Yes; this is all as it should be.

> 1) Is this a standard behavior?


> Doesn't the RFC state that every pending data is sent when the
> connection is closed?

The RFCs describe the TCP protocol, not the sockets API.

> 2) Shouldn't that behavior be documented somewhere? I didn't found any
> information about that anywhere. I looked at the man close(2),
> shutdown(2), socket(7), tcp(7).
> >From this I deduce that shutdown must be called everytime we want to
> close a socket. But this is not taught anywhere. :p

In many cases, shutdown() is not necessary. Normally, one side knows
whether the other side will send more data.

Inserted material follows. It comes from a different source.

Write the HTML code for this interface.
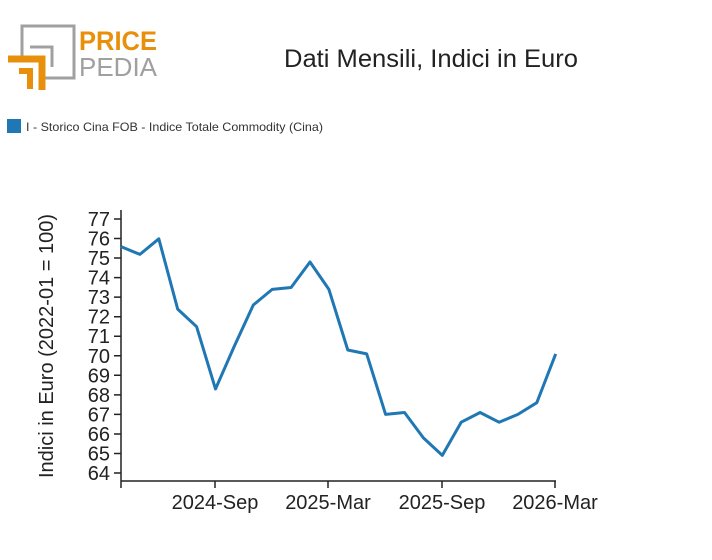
<!DOCTYPE html>
<html><head><meta charset="utf-8"><style>
body{margin:0;background:#fff;width:712px;height:555px;overflow:hidden;font-family:"Liberation Sans",sans-serif;}
</style></head><body>
<svg width="712" height="555" xmlns="http://www.w3.org/2000/svg" font-family="Liberation Sans, sans-serif">
<g fill="none" stroke-width="5">
<path d="M22 62V26H74V78H44" stroke="#a0a0a0" stroke-width="3"/>
<path d="M30 47H52V67" stroke="#a0a0a0" stroke-width="3"/>
<path d="M8 59H42V90" stroke="#e8900c" stroke-width="7"/>
<path d="M19 71H30V89" stroke="#e8900c" stroke-width="6"/>
</g>
<text x="79" y="50" font-size="27" font-weight="bold" fill="#e8900c" textLength="78" lengthAdjust="spacingAndGlyphs">PRICE</text>
<text x="79" y="76" font-size="26" fill="#a0a0a0" textLength="78" lengthAdjust="spacingAndGlyphs">PEDIA</text>
<text x="431" y="67" font-size="25" fill="#222" text-anchor="middle" textLength="294" lengthAdjust="spacingAndGlyphs">Dati Mensili, Indici in Euro</text>
<rect x="7" y="119" width="14" height="14" fill="#1f77b4"/>
<text x="26" y="131" font-size="12" fill="#333" textLength="297" lengthAdjust="spacingAndGlyphs">I - Storico Cina FOB - Indice Totale Commodity (Cina)</text>
<g stroke="#222" stroke-width="1.5">
<line x1="121" y1="210" x2="121" y2="481"/>
<line x1="121" y1="481" x2="556" y2="481"/>
<line x1="121" y1="481" x2="121" y2="488"/>
<line x1="215" y1="481" x2="215" y2="488"/>
<line x1="328" y1="481" x2="328" y2="488"/>
<line x1="442" y1="481" x2="442" y2="488"/>
<line x1="555" y1="481" x2="555" y2="488"/>
<path d="M114 219H121M114 238.5H121M114 258H121M114 277.6H121M114 297.1H121M114 316.7H121M114 336.2H121M114 355.8H121M114 375.3H121M114 394.9H121M114 414.4H121M114 434H121M114 453.5H121M114 473H121"/>
</g>
<g font-size="20" fill="#222" text-anchor="end">
<text x="110" y="226">77</text><text x="110" y="245.5">76</text><text x="110" y="265">75</text><text x="110" y="284.6">74</text><text x="110" y="304.1">73</text><text x="110" y="323.7">72</text><text x="110" y="343.2">71</text><text x="110" y="362.8">70</text><text x="110" y="382.3">69</text><text x="110" y="401.9">68</text><text x="110" y="421.4">67</text><text x="110" y="441">66</text><text x="110" y="460.5">65</text><text x="110" y="480">64</text>
</g>
<g font-size="20" fill="#222" text-anchor="middle">
<text x="215" y="509">2024-Sep</text><text x="328" y="509">2025-Mar</text><text x="442" y="509">2025-Sep</text><text x="555" y="509">2026-Mar</text>
</g>
<text transform="translate(53,346) rotate(-90)" font-size="20" fill="#222" text-anchor="middle">Indici in Euro (2022-01 = 100)</text>
<polyline fill="none" stroke="#1f77b4" stroke-width="3" stroke-linejoin="round" points="121,246.6 139.9,254.4 158.8,238.8 177.7,309.1 196.6,326.7 215.5,389 234.4,346 253.3,305 272.2,289.4 291.1,287.5 310,262 328.9,289.4 347.8,350 366.7,353.9 385.6,414.4 404.5,412.5 423.4,437.9 442.3,455.4 461.2,422.2 480.1,412.5 499,422.2 517.9,414.4 536.8,402.7 555.7,353.9"/>
</svg>
</body></html>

E.g. for (non-pipelined)
HTTP, the client sends a request, the server sends a response, then
closes the connection. At that point, the client sees EOF then
close()s the socket (or it could just close the socket once the amount
of data specified by the Content-Length header has been received).

With a request-response protocol, either the requestor sends a "quit"
command resulting in the responder closing the connection, or the
requestor will just close the connection instead of issuing a request. 
In the latter case, it will either perform a half-close or just wait
until any outstanding response has been received and perform a

If you close the receive side of the connection while the other end is
still sending, the kernel needs to inform the sender that data was
discarded (analogous to EPIPE for a pipe). It does so by sending a
RST. A FIN merely indicates that it has ceased sending data; a RST
asserts that the connection no longer exists.

Once it has sent a RST, it cannot send any additional data. Doing so
would just result in the receiver discarding the data and sending a
RST, so there's no point.

If you want the other end to see EOF while your end still receives
data, use shutdown(fd, SHUT_WR) to perform a half-close. This sends a
FIN and effectively makes the descriptor read-only.

The classic example of a half-close is for the rsh protocol, where
each side transmits independently and the format of the data is
unknown to either the client or the server. If the user types Ctrl-D
(or whatever the EOF character is), the rsh client receives EOF which
needs to be passed to the server, which is done using a half-close. 
The server then closes the the descriptor used to write to the pty
master, which causes the shell to read EOF from the slave. Once all
processes writing to the slave have terminated, rshd reads EOF from
the master, closes the socket, server sends FIN to the client, which
the rsh client sees as EOF, at which point it terminates.